Commentary

New Next: Too Much Aggregation

We're always saying that marketers should be mindful about changes in people's behavior and the way they interact with media. What's hot today might be obsolete or morph into something else in a matter of weeks.

Sometimes having accounts with so many sites can confuse us or become overwhelming. Necessity, as always, is the mother of invention: One trend that's gaining speed rapidly are aggregators. Pulling in content from a variety of different sites, they began as a way to better organize your own personal content: Think the Mac's Dashboard, Netvibes, Pageflakes or iGoogle.

But what about our outward facing lives? There are now more social networking sites than we know what to do with.

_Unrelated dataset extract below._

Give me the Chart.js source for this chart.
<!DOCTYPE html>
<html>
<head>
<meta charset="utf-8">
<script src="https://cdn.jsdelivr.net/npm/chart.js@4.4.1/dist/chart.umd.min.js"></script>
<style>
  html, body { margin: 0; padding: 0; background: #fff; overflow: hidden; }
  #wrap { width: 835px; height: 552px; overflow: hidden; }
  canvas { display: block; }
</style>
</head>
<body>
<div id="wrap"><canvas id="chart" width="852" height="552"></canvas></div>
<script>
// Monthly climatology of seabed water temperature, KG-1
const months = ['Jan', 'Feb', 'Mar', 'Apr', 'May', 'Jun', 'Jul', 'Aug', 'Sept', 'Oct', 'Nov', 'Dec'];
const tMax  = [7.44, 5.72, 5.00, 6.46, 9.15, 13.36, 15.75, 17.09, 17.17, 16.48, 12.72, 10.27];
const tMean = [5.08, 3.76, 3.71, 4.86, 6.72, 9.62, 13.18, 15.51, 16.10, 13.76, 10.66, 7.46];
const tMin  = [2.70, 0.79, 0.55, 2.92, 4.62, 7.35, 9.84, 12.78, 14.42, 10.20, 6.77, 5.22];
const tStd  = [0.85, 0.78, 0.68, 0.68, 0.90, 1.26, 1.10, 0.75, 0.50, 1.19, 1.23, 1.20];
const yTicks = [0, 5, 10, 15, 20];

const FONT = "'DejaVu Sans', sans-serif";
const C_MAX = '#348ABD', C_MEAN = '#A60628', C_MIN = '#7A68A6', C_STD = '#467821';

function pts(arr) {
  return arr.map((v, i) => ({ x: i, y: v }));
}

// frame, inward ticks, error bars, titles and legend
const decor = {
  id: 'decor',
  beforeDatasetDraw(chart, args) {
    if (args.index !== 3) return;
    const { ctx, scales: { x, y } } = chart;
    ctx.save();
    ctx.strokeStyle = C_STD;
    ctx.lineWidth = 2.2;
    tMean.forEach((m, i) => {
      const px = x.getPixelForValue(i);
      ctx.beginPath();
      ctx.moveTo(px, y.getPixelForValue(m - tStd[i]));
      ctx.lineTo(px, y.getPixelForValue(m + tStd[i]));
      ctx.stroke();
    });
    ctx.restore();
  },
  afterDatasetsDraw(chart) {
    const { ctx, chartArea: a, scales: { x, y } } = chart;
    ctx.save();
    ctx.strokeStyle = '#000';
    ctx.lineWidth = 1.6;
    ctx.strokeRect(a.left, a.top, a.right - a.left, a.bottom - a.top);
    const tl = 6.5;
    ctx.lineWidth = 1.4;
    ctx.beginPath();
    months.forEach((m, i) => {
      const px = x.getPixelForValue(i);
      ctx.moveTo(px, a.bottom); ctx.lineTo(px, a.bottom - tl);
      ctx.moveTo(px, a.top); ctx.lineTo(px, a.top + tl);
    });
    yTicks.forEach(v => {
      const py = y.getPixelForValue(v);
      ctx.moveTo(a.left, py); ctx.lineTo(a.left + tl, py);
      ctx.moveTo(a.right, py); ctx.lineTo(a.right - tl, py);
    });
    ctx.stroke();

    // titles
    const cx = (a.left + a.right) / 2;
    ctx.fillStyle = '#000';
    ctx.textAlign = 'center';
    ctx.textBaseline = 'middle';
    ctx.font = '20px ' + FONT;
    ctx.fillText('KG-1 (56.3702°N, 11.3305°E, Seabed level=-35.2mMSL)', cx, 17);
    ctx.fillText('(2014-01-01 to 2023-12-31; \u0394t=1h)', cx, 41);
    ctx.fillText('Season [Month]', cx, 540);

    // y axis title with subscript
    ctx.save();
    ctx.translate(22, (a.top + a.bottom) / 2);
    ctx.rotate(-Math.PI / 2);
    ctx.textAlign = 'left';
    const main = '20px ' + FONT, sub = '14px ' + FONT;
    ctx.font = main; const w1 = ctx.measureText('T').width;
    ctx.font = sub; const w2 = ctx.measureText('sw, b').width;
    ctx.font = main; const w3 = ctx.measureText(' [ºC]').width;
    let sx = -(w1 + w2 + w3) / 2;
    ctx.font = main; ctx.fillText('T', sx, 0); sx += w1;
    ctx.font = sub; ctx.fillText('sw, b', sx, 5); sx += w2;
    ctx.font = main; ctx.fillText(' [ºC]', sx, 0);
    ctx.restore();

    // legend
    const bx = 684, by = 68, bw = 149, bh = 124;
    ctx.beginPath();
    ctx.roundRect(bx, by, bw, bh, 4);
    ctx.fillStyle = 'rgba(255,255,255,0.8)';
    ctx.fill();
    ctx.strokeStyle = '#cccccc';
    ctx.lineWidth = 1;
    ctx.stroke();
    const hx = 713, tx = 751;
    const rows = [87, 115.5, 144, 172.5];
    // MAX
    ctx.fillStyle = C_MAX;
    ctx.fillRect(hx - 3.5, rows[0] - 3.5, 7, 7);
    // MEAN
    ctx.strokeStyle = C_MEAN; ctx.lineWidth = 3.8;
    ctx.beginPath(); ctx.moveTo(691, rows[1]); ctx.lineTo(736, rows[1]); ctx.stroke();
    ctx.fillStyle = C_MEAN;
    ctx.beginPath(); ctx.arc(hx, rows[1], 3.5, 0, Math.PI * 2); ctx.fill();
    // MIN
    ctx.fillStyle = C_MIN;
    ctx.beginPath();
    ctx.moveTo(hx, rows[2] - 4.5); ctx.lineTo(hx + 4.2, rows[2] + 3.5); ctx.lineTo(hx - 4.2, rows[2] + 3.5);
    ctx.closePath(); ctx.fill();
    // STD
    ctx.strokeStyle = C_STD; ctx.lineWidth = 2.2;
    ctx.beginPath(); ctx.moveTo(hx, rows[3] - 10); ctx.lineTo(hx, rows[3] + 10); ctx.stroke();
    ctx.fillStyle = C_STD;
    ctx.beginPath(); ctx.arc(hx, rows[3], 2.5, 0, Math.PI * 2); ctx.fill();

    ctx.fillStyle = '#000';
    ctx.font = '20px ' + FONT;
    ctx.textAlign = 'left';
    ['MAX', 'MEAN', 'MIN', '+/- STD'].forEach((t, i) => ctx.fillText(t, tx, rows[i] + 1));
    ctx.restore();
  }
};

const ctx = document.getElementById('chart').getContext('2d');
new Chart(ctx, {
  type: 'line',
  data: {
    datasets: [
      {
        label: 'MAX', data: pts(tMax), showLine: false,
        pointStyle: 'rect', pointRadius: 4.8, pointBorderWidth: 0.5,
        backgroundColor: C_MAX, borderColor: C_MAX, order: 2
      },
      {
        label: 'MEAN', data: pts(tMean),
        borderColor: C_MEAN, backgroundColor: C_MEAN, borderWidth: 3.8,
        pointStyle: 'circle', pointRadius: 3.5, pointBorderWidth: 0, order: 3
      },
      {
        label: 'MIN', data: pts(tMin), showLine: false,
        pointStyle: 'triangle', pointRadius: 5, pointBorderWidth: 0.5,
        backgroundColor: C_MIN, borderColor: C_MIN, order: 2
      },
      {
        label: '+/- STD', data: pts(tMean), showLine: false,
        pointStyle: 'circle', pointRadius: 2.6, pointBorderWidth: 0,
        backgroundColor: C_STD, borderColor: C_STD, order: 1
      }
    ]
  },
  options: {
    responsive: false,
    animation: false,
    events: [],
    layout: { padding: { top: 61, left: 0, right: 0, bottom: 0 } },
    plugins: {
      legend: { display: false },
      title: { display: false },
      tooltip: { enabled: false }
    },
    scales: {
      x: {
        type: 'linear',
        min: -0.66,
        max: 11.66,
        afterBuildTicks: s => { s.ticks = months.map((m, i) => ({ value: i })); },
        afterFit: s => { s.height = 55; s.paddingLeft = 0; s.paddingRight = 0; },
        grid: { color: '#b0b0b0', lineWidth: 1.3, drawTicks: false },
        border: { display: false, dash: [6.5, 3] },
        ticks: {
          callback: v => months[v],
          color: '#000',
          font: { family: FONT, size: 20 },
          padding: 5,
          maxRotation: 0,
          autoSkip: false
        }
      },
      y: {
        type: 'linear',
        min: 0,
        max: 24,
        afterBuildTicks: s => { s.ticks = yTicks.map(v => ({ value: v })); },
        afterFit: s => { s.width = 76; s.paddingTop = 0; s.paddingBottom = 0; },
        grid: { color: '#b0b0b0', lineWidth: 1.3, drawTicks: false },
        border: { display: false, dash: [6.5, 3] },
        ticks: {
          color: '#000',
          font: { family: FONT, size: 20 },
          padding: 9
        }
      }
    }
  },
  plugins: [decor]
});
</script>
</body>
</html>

Luckily, aggregators for this content are taking a variety of forms. We may have noticed it first with Facebook, as they updated users through a Mini-Feed logging friends' activity on other social networking sites. At around the same time, we at Naked New York brought an aggregator into our site, houseofnaked.com, compiling all of our activity across other sites, giving readers a sixth sense about our lives outside of the office. Two of the most exciting aggregators of this kind today are Flock and Spokeo.

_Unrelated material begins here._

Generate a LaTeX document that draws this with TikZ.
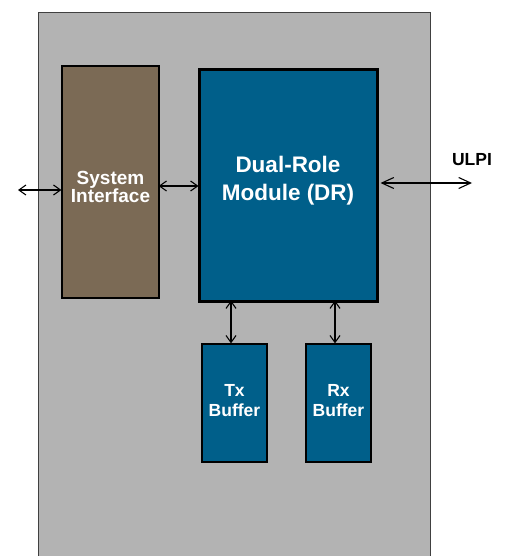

Flock is a "social Web browser" that organizes and interacts with various Web 2.0 sites. In addition to letting one blog and read RSS feeds with a few short clicks, Flock helps manage other feeds via a sidebar for keeping track of updates on Facebook, Twitter, Flickr and others. Based on Mozilla Firefox, Flock also gives many an easy transition into the browser by transferring browser bookmarks and settings from their Firefox browsers.

A site designed to help you keep track of your friends' lives, Spokeo finds all of your friends' activity on other social networking sites and aggregates them into one place. By sifting through your e-mail account's contact book, it pulls all content published under your sites registered with your friends' e-mail addresses, and updates you on their activity across dozens of sites. You can instantly have access to Amazon wish lists, Flickr photos, Yelp user reviews and StumbleUpon profiles of almost everybody you have ever e-mailed.

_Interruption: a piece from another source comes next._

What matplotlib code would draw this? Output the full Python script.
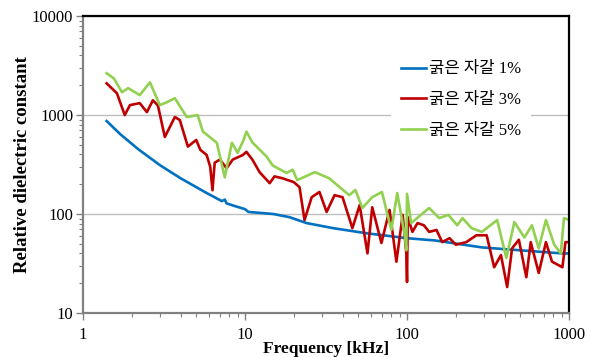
import numpy as np
import matplotlib.pyplot as plt
from matplotlib.ticker import FuncFormatter, LogLocator

# series (frequency in kHz, relative dielectric constant)
f_1 = [1.4, 1.7, 2.2, 3.0, 4.0, 5.8, 7.2, 7.5, 7.7, 9.0, 10, 10.5, 15, 18.8, 24, 35, 56, 100, 150, 290, 500, 910, 1000]
v_1 = [870, 640, 450, 310, 230, 163, 135, 140, 128, 118, 112, 105, 100, 93, 81, 72, 64, 57, 54, 46, 43, 40, 40]

f_3 = [1.4, 1.62, 1.81, 1.95, 2.24, 2.48, 2.7, 2.9, 3.2, 3.69, 3.96, 4.44, 5.0, 5.3, 5.8, 6.1, 6.3, 6.5, 7.0,
       7.7, 8.4, 9.7, 10.2, 11.1, 12.3, 14.2, 15.2, 17, 20, 21.7, 23.3, 25.8, 28.8, 31.9, 35.7, 40, 46, 51,
       57, 61, 69.5, 78, 86, 94, 99, 100, 101, 108, 116, 127, 137, 152, 165, 183, 200, 232, 268, 310, 345,
       380, 415, 445, 490, 545, 580, 650, 720, 785, 910, 950, 1000]
v_3 = [2090, 1660, 1000, 1260, 1320, 1070, 1410, 1250, 600, 955, 890, 480, 560, 445, 395, 300, 174, 330, 355,
       290, 355, 395, 425, 355, 265, 205, 240, 230, 210, 187, 87, 148, 167, 105, 155, 148, 72, 123,
       40, 117, 51, 110, 33, 98, 40, 20.6, 93, 66, 81, 77, 66, 69, 52, 57, 49, 52, 61, 61, 29,
       38.5, 18.3, 45, 55, 23, 52, 25.4, 52, 33, 29, 52, 52]

f_5 = [1.4, 1.55, 1.74, 1.9, 2.24, 2.59, 2.98, 3.3, 3.69, 4.37, 5.1, 5.5, 6.7, 7.5, 8.3, 9.0, 9.8, 10.2, 11.1,
       13.6, 14.8, 18, 19.7, 21, 27, 33, 44, 48, 53, 61, 70, 80, 87, 97, 99, 100, 106, 137, 158, 180,
       204, 220, 250, 290, 360, 410, 460, 530, 590, 650, 720, 810, 890, 930, 1000]
v_5 = [2640, 2350, 1700, 1870, 1590, 2140, 1260, 1350, 1480, 955, 1000, 680, 525, 235, 525, 415, 560, 680, 530,
       380, 310, 260, 280, 220, 265, 230, 155, 175, 115, 148, 167, 69, 163, 60, 43, 160, 81, 115, 91, 98,
       77, 91, 72, 66, 87, 36, 83, 58, 77, 45, 87, 49, 40, 91, 87]

labels = ['굵은 자갈 1%', '굵은 자갈 3%', '굵은 자갈 5%']
colors = ['#0070C0', '#C00000', '#92D050']

plt.rcParams['font.family'] = ['Liberation Serif', 'Noto Sans CJK KR']

fig = plt.figure(figsize=(5.94, 3.57), dpi=100)
ax = fig.add_axes([0.1397, 0.1232, 0.8183, 0.8318])

ax.plot(f_1, v_1, color=colors[0], lw=1.9, label=labels[0])
ax.plot(f_3, v_3, color=colors[1], lw=1.9, label=labels[1])
ax.plot(f_5, v_5, color=colors[2], lw=1.9, label=labels[2])

ax.set_xscale('log')
ax.set_yscale('log')
ax.set_xlim(1, 1000)
ax.set_ylim(10, 10000)

fmt = FuncFormatter(lambda x, p: '%g' % x)
ax.xaxis.set_major_formatter(fmt)
ax.yaxis.set_major_formatter(fmt)
ax.xaxis.set_minor_locator(LogLocator(base=10, subs=np.arange(2, 10)))
ax.yaxis.set_minor_locator(LogLocator(base=10, subs=np.arange(2, 10)))
ax.xaxis.set_minor_formatter(FuncFormatter(lambda x, p: ''))
ax.yaxis.set_minor_formatter(FuncFormatter(lambda x, p: ''))

ax.tick_params(which='major', length=5, width=1, color='#808080', labelsize=12, pad=2)
ax.tick_params(which='minor', length=3, width=0.8, color='#808080')
ax.tick_params(axis='x', pad=5)

ax.yaxis.grid(True, which='major', color='#bfbfbf', lw=1)
ax.set_axisbelow(True)

for s in ['left', 'bottom']:
    ax.spines[s].set_color('#808080')
    ax.spines[s].set_linewidth(1.6)
for s in ['top', 'right']:
    ax.spines[s].set_color('black')
    ax.spines[s].set_linewidth(1.6)

ax.set_xlabel('Frequency [kHz]', fontsize=12.5, fontweight='bold')
ax.xaxis.set_label_coords(0.5, -0.12, transform=ax.transAxes)
ax.xaxis.label.set_va('center')
ax.set_ylabel('Relative dielectric constant', fontsize=13.5, fontweight='bold')
ax.yaxis.set_label_coords(-0.125, 0.5, transform=ax.transAxes)
ax.yaxis.label.set_va('center')

leg = ax.legend(loc='center', bbox_to_anchor=(0.778, 0.717), frameon=True, fontsize=12,
                handlelength=1.5, handletextpad=0.2, labelspacing=0.88, borderpad=0.6)
leg.get_frame().set_facecolor('white')
leg.get_frame().set_edgecolor('none')
leg.get_frame().set_alpha(1)

fig.savefig('out.png', dpi=100)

What does this mean for marketers? Aggregators change the way we view content. Think about an ad placement on yelp.com or gothamist.com: If someone reads his friend's Yelp reviews on Spokeo or through Flock, for example, they won't see the ad. A similar thing happened when TiVo launched: While consumers were given the opportunity to control their experience (including skipping commercials entirely), marketers were faced with a choice. They could see it as an opportunity to creatively evolve with the technology, or they could continue to waste their money by not taking consumers' behavior changes seriously. Aggregators are definitely not the end of the world for marketers, but we better pay attention.